Task prompt — Copy exactly the lines from the beginning of the data down to and including the line holding "from matplotlib.ticker import", without any pictures.

Data provided —
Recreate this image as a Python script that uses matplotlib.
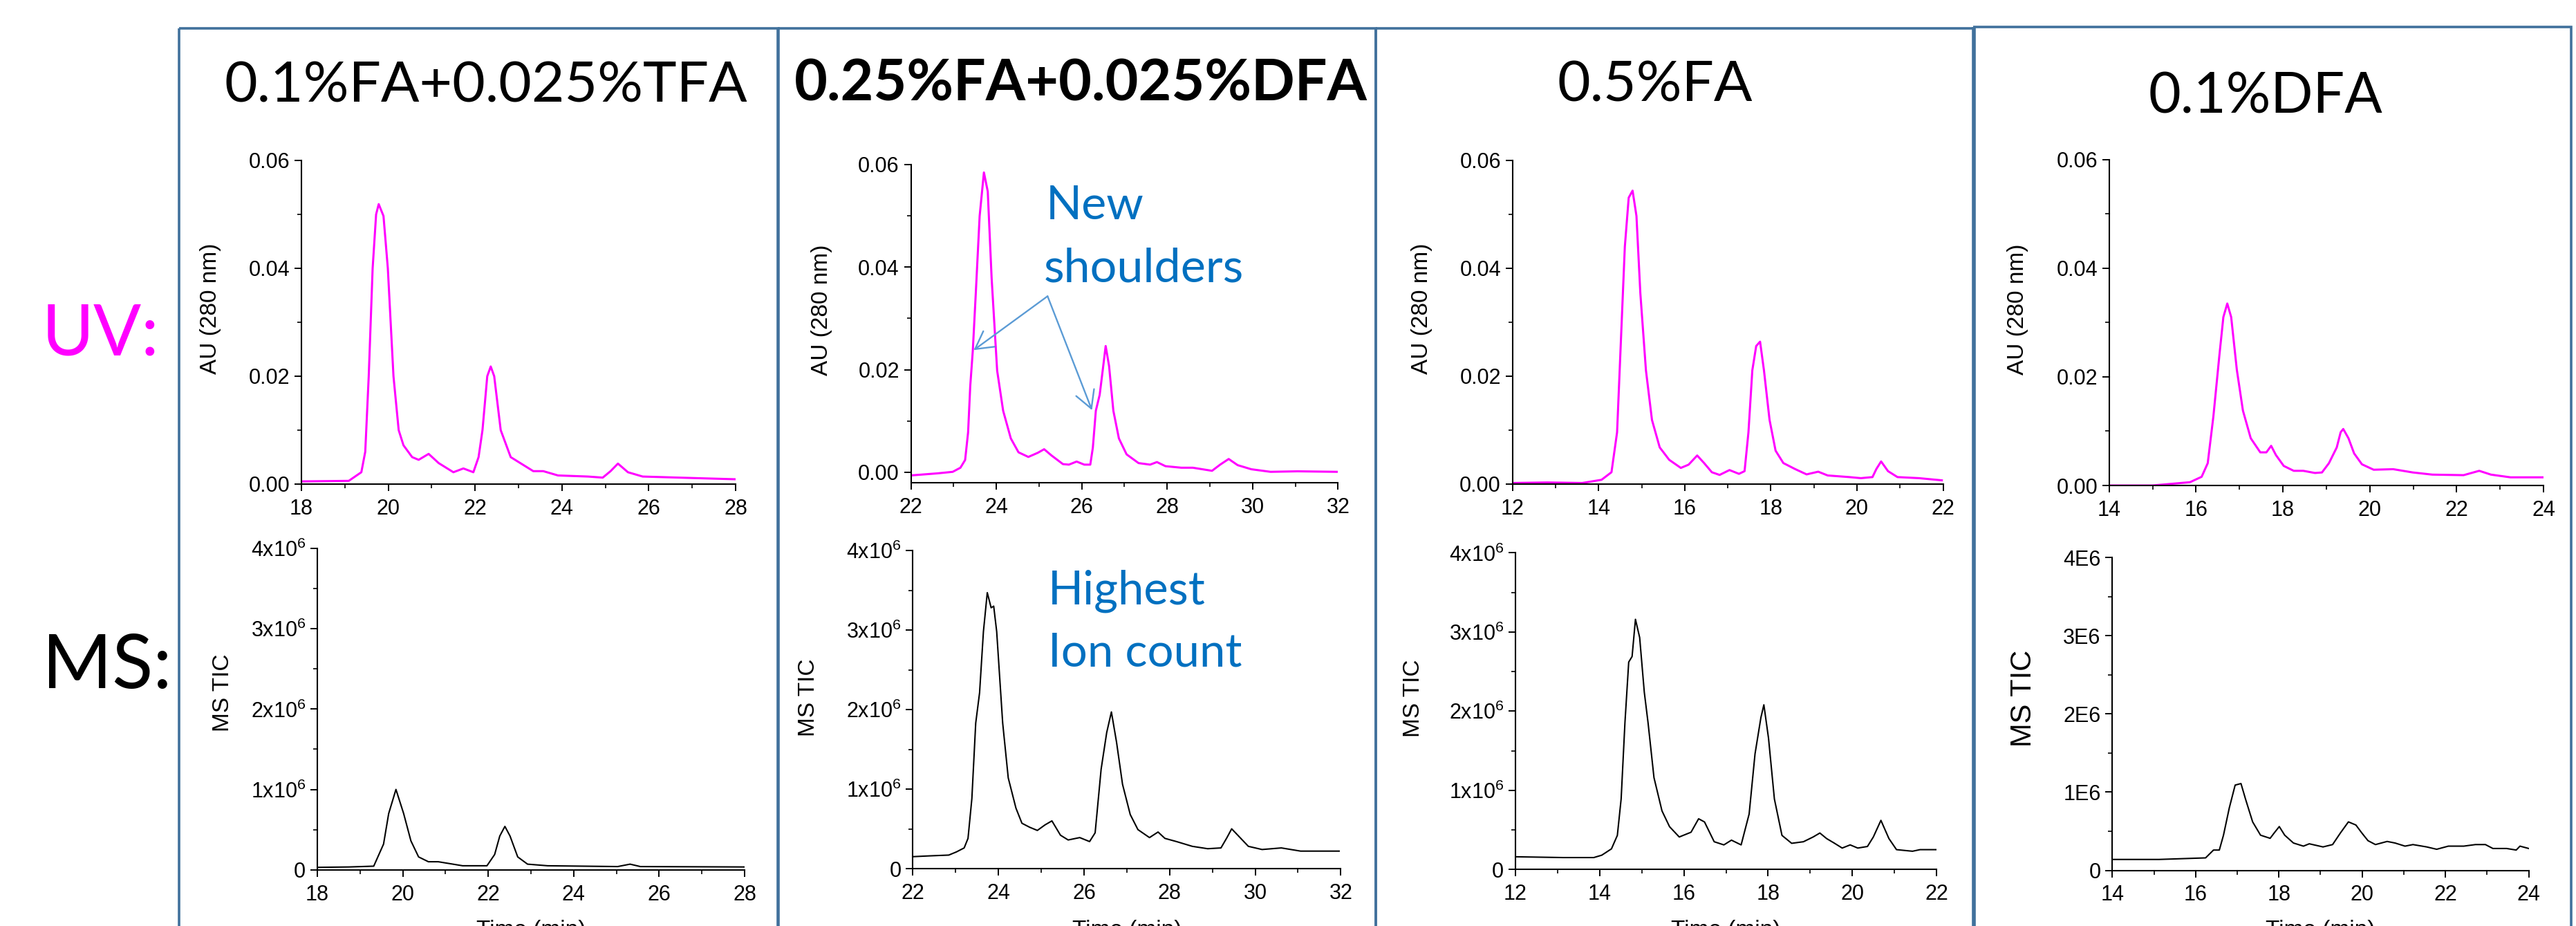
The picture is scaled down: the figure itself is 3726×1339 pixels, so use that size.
import matplotlib
matplotlib.use("Agg")
import numpy as np
import matplotlib.pyplot as plt
from matplotlib.transforms import Affine2D
from matplotlib.patches import Rectangle
from matplotlib.ticker import MultipleLocator, FuncFormatter

# ------------------------------------------------------------------ data
titles = ["0.1%FA+0.025%TFA", "0.25%FA+0.025%DFA", "0.5%FA", "0.1%DFA"]
title_bold = [False, True, False, False]
x_ranges = [(18, 28), (22, 32), (12, 22), (14, 24)]
uv_ylims = [(0, 0.06), (-0.002, 0.06), (0, 0.06), (0, 0.06)]
ms_ylim = (0, 4)          # millions of counts
uv_ticks = [0.00, 0.02, 0.04, 0.06]
ms_ticks = [0, 1, 2, 3, 4]
ms_tick_style = ["x10", "x10", "x10", "E"]

# UV traces (time in min, AU at 280 nm)
uv1_t = [18.02, 19.09, 19.38, 19.47, 19.55, 19.64, 19.72, 19.78, 19.89, 19.99, 20.12, 20.24,
         20.35, 20.55, 20.70, 20.93, 21.16, 21.50, 21.73, 21.96, 22.08, 22.17, 22.28, 22.36,
         22.44, 22.59, 22.82, 23.34, 23.57, 23.91, 24.60, 24.94, 25.12, 25.29, 25.52, 25.86,
         27.12, 27.98]
uv1_y = [0.0005, 0.0006, 0.0022, 0.0060, 0.0200, 0.0400, 0.0500, 0.0519, 0.0497, 0.0400, 0.0200, 0.0100,
         0.0072, 0.0050, 0.0045, 0.0056, 0.0039, 0.0022, 0.0029, 0.0022, 0.0050, 0.0100, 0.0200, 0.0218,
         0.0200, 0.0100, 0.0050, 0.0024, 0.0024, 0.0016, 0.0014, 0.0012, 0.0024, 0.0038, 0.0022, 0.0014,
         0.0011, 0.0009]

uv2_t = [22.00, 22.62, 22.98, 23.16, 23.27, 23.34, 23.39, 23.45, 23.52, 23.61, 23.71, 23.80,
         23.89, 24.02, 24.16, 24.34, 24.52, 24.75, 24.97, 25.12, 25.29, 25.56, 25.70, 25.88,
         26.06, 26.20, 26.26, 26.33, 26.42, 26.49, 26.56, 26.64, 26.74, 26.87, 27.05, 27.33,
         27.60, 27.76, 27.96, 28.33, 28.60, 29.05, 29.24, 29.44, 29.65, 29.97, 30.42, 31.05,
         31.98]
uv2_y = [-0.0006, -0.0002, 0.0001, 0.0009, 0.0024, 0.0078, 0.0168, 0.0237, 0.0349, 0.0499, 0.0584, 0.0547,
         0.0379, 0.0198, 0.0120, 0.0066, 0.0039, 0.0030, 0.0038, 0.0045, 0.0033, 0.0016, 0.0015, 0.0021,
         0.0015, 0.0015, 0.0048, 0.0120, 0.0151, 0.0198, 0.0246, 0.0207, 0.0120, 0.0066, 0.0035, 0.0018,
         0.0015, 0.0020, 0.0012, 0.0009, 0.0009, 0.0003, 0.0015, 0.0026, 0.0014, 0.0006, 0.0001, 0.0002,
         0.0001]

uv3_t = [12.00, 12.81, 13.62, 14.07, 14.30, 14.43, 14.52, 14.61, 14.70, 14.79, 14.88, 14.97,
         15.10, 15.24, 15.42, 15.64, 15.91, 16.09, 16.29, 16.45, 16.63, 16.81, 17.04, 17.26,
         17.39, 17.48, 17.57, 17.66, 17.75, 17.84, 17.97, 18.11, 18.29, 18.56, 18.83, 19.10,
         19.32, 19.82, 20.09, 20.36, 20.45, 20.56, 20.72, 20.94, 21.44, 21.97]
uv3_y = [0.0002, 0.0003, 0.0002, 0.0008, 0.0022, 0.0096, 0.0268, 0.0440, 0.0531, 0.0544, 0.0497, 0.0354,
         0.0211, 0.0119, 0.0068, 0.0045, 0.0030, 0.0036, 0.0053, 0.0039, 0.0022, 0.0017, 0.0026, 0.0019,
         0.0024, 0.0096, 0.0211, 0.0256, 0.0264, 0.0211, 0.0119, 0.0062, 0.0039, 0.0028, 0.0018, 0.0023,
         0.0016, 0.0013, 0.0011, 0.0013, 0.0028, 0.0042, 0.0024, 0.0013, 0.0011, 0.0007]

uv4_t = [14.00, 15.00, 15.86, 16.13, 16.27, 16.40, 16.54, 16.63, 16.72, 16.81, 16.94, 17.08,
         17.26, 17.48, 17.62, 17.73, 17.84, 18.02, 18.25, 18.47, 18.74, 18.90, 19.06, 19.24,
         19.33, 19.39, 19.51, 19.64, 19.82, 20.09, 20.54, 20.99, 21.44, 22.16, 22.52, 22.79,
         23.24, 23.99]
uv4_y = [0.0000, 0.0000, 0.0006, 0.0016, 0.0041, 0.0127, 0.0241, 0.0310, 0.0335, 0.0310, 0.0213, 0.0138,
         0.0087, 0.0061, 0.0061, 0.0073, 0.0056, 0.0036, 0.0027, 0.0027, 0.0023, 0.0024, 0.0041, 0.0070,
         0.0098, 0.0104, 0.0087, 0.0059, 0.0039, 0.0029, 0.0030, 0.0024, 0.0020, 0.0019, 0.0027, 0.0020,
         0.0015, 0.0015]

# MS TIC traces (time in min, counts in millions)
ms1_t = [18.00, 18.74, 19.32, 19.55, 19.67, 19.84, 20.02, 20.19, 20.37, 20.60, 20.83, 21.06,
         21.40, 21.97, 22.15, 22.27, 22.39, 22.51, 22.69, 22.92, 23.39, 25.03, 25.32, 25.56,
         28.00]
ms1_y = [0.030, 0.035, 0.045, 0.320, 0.700, 1.000, 0.700, 0.360, 0.160, 0.100, 0.100, 0.080,
         0.050, 0.050, 0.190, 0.420, 0.540, 0.420, 0.160, 0.070, 0.050, 0.040, 0.070, 0.040,
         0.035]

ms2_t = [22.00, 22.39, 22.84, 23.02, 23.20, 23.29, 23.38, 23.47, 23.56, 23.65, 23.74, 23.83,
         23.89, 23.96, 24.10, 24.23, 24.41, 24.55, 24.73, 24.91, 25.09, 25.25, 25.45, 25.63,
         25.90, 26.13, 26.26, 26.40, 26.53, 26.64, 26.76, 26.90, 27.08, 27.26, 27.53, 27.73,
         27.89, 28.16, 28.53, 28.89, 29.20, 29.34, 29.45, 29.61, 29.84, 30.16, 30.61, 31.06,
         31.96]
ms2_y = [0.15, 0.16, 0.17, 0.21, 0.26, 0.38, 0.88, 1.83, 2.21, 2.98, 3.47, 3.28,
         3.30, 2.98, 1.83, 1.14, 0.76, 0.57, 0.52, 0.48, 0.55, 0.60, 0.42, 0.36,
         0.39, 0.34, 0.45, 1.25, 1.71, 1.97, 1.59, 1.06, 0.68, 0.49, 0.39, 0.46,
         0.38, 0.34, 0.28, 0.25, 0.26, 0.39, 0.50, 0.41, 0.28, 0.24, 0.26, 0.22,
         0.22]

ms3_t = [12.00, 13.13, 13.86, 14.05, 14.28, 14.42, 14.51, 14.60, 14.69, 14.77, 14.85, 14.95,
         15.06, 15.15, 15.29, 15.48, 15.66, 15.89, 16.17, 16.35, 16.49, 16.72, 16.95, 17.13,
         17.36, 17.55, 17.69, 17.83, 17.90, 18.01, 18.15, 18.33, 18.56, 18.84, 19.07, 19.23,
         19.39, 19.58, 19.76, 19.95, 20.13, 20.36, 20.50, 20.68, 20.87, 21.05, 21.43, 21.61,
         22.00]
ms3_y = [0.16, 0.15, 0.15, 0.18, 0.26, 0.43, 0.89, 1.85, 2.62, 2.69, 3.16, 2.93,
         2.24, 1.85, 1.16, 0.74, 0.54, 0.41, 0.47, 0.64, 0.60, 0.35, 0.31, 0.37,
         0.31, 0.70, 1.46, 1.92, 2.08, 1.66, 0.89, 0.43, 0.33, 0.35, 0.41, 0.46,
         0.39, 0.33, 0.27, 0.31, 0.27, 0.29, 0.41, 0.62, 0.39, 0.25, 0.23, 0.25,
         0.25]

ms4_t = [14.00, 15.12, 16.24, 16.43, 16.57, 16.67, 16.81, 16.95, 17.09, 17.20, 17.37, 17.56,
         17.79, 17.89, 18.01, 18.14, 18.35, 18.59, 18.73, 19.06, 19.29, 19.48, 19.67, 19.85,
         19.99, 20.14, 20.32, 20.60, 20.79, 21.03, 21.22, 21.55, 21.79, 22.07, 22.44, 22.72,
         22.96, 23.14, 23.47, 23.70, 23.79, 24.00]
ms4_y = [0.14, 0.14, 0.16, 0.26, 0.26, 0.45, 0.80, 1.09, 1.11, 0.91, 0.62, 0.45,
         0.41, 0.48, 0.56, 0.45, 0.35, 0.31, 0.34, 0.30, 0.33, 0.48, 0.62, 0.58,
         0.48, 0.38, 0.33, 0.37, 0.35, 0.31, 0.33, 0.30, 0.27, 0.31, 0.31, 0.33,
         0.33, 0.28, 0.28, 0.26, 0.31, 0.28]

uv_t = [uv1_t, uv2_t, uv3_t, uv4_t]
uv_y = [uv1_y, uv2_y, uv3_y, uv4_y]
ms_t = [ms1_t, ms2_t, ms3_t, ms4_t]
ms_y = [ms1_y, ms2_y, ms3_y, ms4_y]

# annotation in panel 2 (UV axes data coordinates)
shoulder_from = (25.20, 0.0343)
shoulder_tips = [(23.47, 0.0238), (26.24, 0.0121)]
uv_note = ["New", "shoulders"]
ms_note = ["Highest", "Ion count"]

# ------------------------------------------------------------------ layout (pixels, y from top)
W, H, DPI = 3726, 1339, 100
uv_boxes = [(436, 1064, 232, 700), (1317.5, 1935.4, 237.5, 697.85),
            (2187.6, 2810.6, 232, 700), (3050.7, 3679, 230.8, 702)]
ms_boxes = [(459, 1077, 793, 1257.7), (1320.3, 1939.4, 796, 1256),
            (2192, 2801, 799.4, 1257.2), (3055.3, 3657.6, 806, 1258.6)]
frames = [(259, 41, 1126), (1124.5, 41, 1990), (1990, 41, 2855.5), (2854, 39.3, 3718.6)]
title_pos = [(702.5, 147, 757), (1563.5, 145, 831), (2394, 146.4, 283), (3277.5, 163, 339)]
uv_lab_pos = [(304.5, 446), (1188.5, 448.5), (2056, 446), (2919, 447)]
ms_lab_pos = [(322.5, 1002), (1170, 1009), (2044.5, 1010), (2927.5, 1010)]
ms_lab_size = [24, 24, 24, 30]

MAGENTA = "#FF00FF"
FRAME = "#41719C"
NOTE = "#0070C0"
ARROW = "#5B9BD5"

plt.rcParams["font.family"] = ["Liberation Sans", "DejaVu Sans"]
plt.rcParams["mathtext.default"] = "regular"
plt.rcParams["axes.linewidth"] = 1.5

fig = plt.figure(figsize=(W / DPI, H / DPI), dpi=DPI)
px = Affine2D().scale(1 / W, -1 / H).translate(0, 1) + fig.transFigure
renderer = fig.canvas.get_renderer()


def axes_at(b):
    x0, x1, yt, yb = b
    return fig.add_axes([x0 / W, 1 - yb / H, (x1 - x0) / W, (yb - yt) / H])


def fit_text(x, y, s, width, **kw):
    t = fig.text(x, y, s, transform=px, fontsize=50, **kw)
    bb = t.get_window_extent(renderer=renderer)
    t.set_fontsize(50 * width / bb.width)
    return t


def style(ax):
    for sp in ("top", "right"):
        ax.spines[sp].set_visible(False)
    ax.tick_params(which="major", direction="out", length=7, width=1.4, labelsize=22, pad=5)
    ax.tick_params(which="minor", direction="out", length=4, width=1.2)
    ax.tick_params(axis="x", which="major", pad=8)
    ax.set_facecolor("none")
    ax.xaxis.set_major_locator(MultipleLocator(2))
    ax.xaxis.set_minor_locator(MultipleLocator(1))


def ms_fmt(kind):
    def f(v, pos):
        n = int(round(v))
        if n == 0:
            return "0"
        return "%dE6" % n if kind == "E" else r"$%dx10^{6}$" % n
    return FuncFormatter(f)


# panel frames
for x0, yt, x1 in frames:
    fig.add_artist(Rectangle((x0, yt), x1 - x0, 1400, transform=px, fill=False,
                             edgecolor=FRAME, linewidth=2.6, clip_on=False))

for i in range(4):
    # UV
    ax = axes_at(uv_boxes[i])
    ax.plot(uv_t[i], uv_y[i], color=MAGENTA, lw=2.2)
    ax.set_xlim(*x_ranges[i])
    ax.set_ylim(*uv_ylims[i])
    style(ax)
    ax.set_yticks(uv_ticks)
    ax.yaxis.set_minor_locator(MultipleLocator(0.01))
    ax.yaxis.set_major_formatter(FuncFormatter(lambda v, p: "%.2f" % v))
    fig.text(*uv_lab_pos[i], "AU (280 nm)", transform=px, rotation=90, ha="center",
             va="center", fontsize=24)
    if i == 1:
        for tip in shoulder_tips:
            ax.annotate("", xy=tip, xytext=shoulder_from, annotation_clip=False,
                        arrowprops=dict(arrowstyle="->,head_length=0.9,head_width=0.5",
                                        color=ARROW, lw=1.7, shrinkA=0, shrinkB=0,
                                        mutation_scale=20))

    # MS
    ax2 = axes_at(ms_boxes[i])
    ax2.plot(ms_t[i], ms_y[i], color="black", lw=1.5)
    ax2.set_xlim(*x_ranges[i])
    ax2.set_ylim(*ms_ylim)
    style(ax2)
    ax2.set_yticks(ms_ticks)
    ax2.yaxis.set_minor_locator(MultipleLocator(0.5))
    ax2.yaxis.set_major_formatter(ms_fmt(ms_tick_style[i]))
    fig.text(*ms_lab_pos[i], "MS TIC", transform=px, rotation=90, ha="center",
             va="center", fontsize=ms_lab_size[i])
    fig.text((ms_boxes[i][0] + ms_boxes[i][1]) / 2, 1354, "Time (min)", transform=px,
             ha="center", va="baseline", fontsize=24)

    # title
    cx, by, w = title_pos[i]
    fit_text(cx, by, titles[i], w, ha="center", va="baseline", family=["Lato", "DejaVu Sans"],
             fontweight="bold" if title_bold[i] else "normal")

# row labels
fit_text(61, 513, "UV:", 170, ha="left", va="baseline", family=["Lato", "DejaVu Sans"],
         color=MAGENTA)
fit_text(61, 995, "MS:", 188, ha="left", va="baseline", family=["Lato", "DejaVu Sans"],
         color="black")

# notes
t = fit_text(1510, 407, uv_note[1], 289, ha="left", va="baseline",
             family=["Lato", "DejaVu Sans"], color=NOTE)
fig.text(1513, 317, uv_note[0], transform=px, ha="left", va="baseline",
         family=["Lato", "DejaVu Sans"], color=NOTE, fontsize=t.get_fontsize())
t = fit_text(1515.6, 963, ms_note[1], 280, ha="left", va="baseline",
             family=["Lato", "DejaVu Sans"], color=NOTE)
fig.text(1515.6, 874, ms_note[0], transform=px, ha="left", va="baseline",
         family=["Lato", "DejaVu Sans"], color=NOTE, fontsize=t.get_fontsize())

fig.savefig("out.png", dpi=DPI, facecolor="white")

Full answer —
Recreate this image as a Python script that uses matplotlib.
The picture is scaled down: the figure itself is 3726×1339 pixels, so use that size.
import matplotlib
matplotlib.use("Agg")
import numpy as np
import matplotlib.pyplot as plt
from matplotlib.transforms import Affine2D
from matplotlib.patches import Rectangle
from matplotlib.ticker import MultipleLocator, FuncFormatter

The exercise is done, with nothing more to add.